Why don't you relax and enjoy the fact that India has prodigies too...? I understand that India is quite good at producing maths type prodigies...well, take pleasure in that then.
Have a good day.
May I offer an alternative explanation for the knee jerk oh-it's-just-memory reaction that people have?
While it's doubtless true that a number of people feel threatened by Ainan's achievements and thus seek to undermine their significance, it's practically certain that another portion of his detractors are simply incapable of understanding what higher reasoning is.

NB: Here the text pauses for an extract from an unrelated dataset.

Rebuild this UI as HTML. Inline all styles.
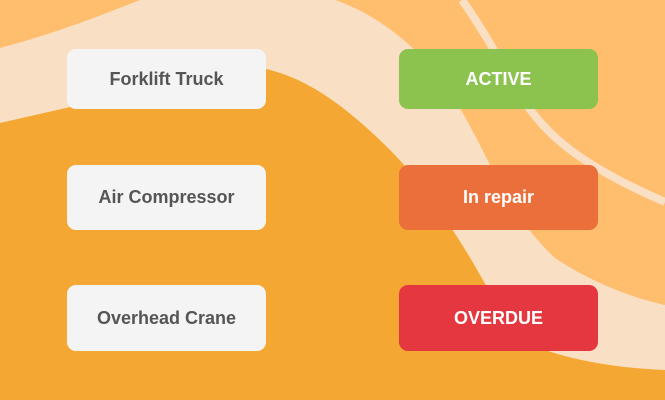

Just as one who has never seen a cat could not be made to accurately visualize one from a verbal description alone, a person who has limited cognitive faculties must explain the actions and abilities of more gifted others using his own mental resources as building blocks and therefore necessarily completely misses the point when asked to analyse their successes.
And then we have folks like the "mathematician" from India who uses Wikipedia as his authoritative scientific source. That choice alone throws up a red flag large enough to swaddle the Taj Mahal in. Couple that with his hostility and we have a person who is clearly both stupid and jealous. Not a pretty sight.
Thank you Anon at 5.05 am for your insightful understanding of the situation re. perception of the gifted, by the not so.
Yes, it is true that in not being what they seek to understand, they cannot truly understand it: they can only suppose it to be more of what they already know...and so, as you note, miss the point.
Re. The Indian...his unposted postings were very obsessive, and showed that he had invested much time in tracking down minutiae about Ainan...but then still had missed the point. It was a little perturbing actually. It was as if he took personal affront at the existence of a child like Ainan and went out of his way to attack him...very strange.
Thanks for your comment.
Re. Unposted O level critic.
Ainan did not take Singaporean O levels, he took UK ones. They are still being provided by some boards for overseas markets.
Perhaps you could provide a link to the papers you say you looked at?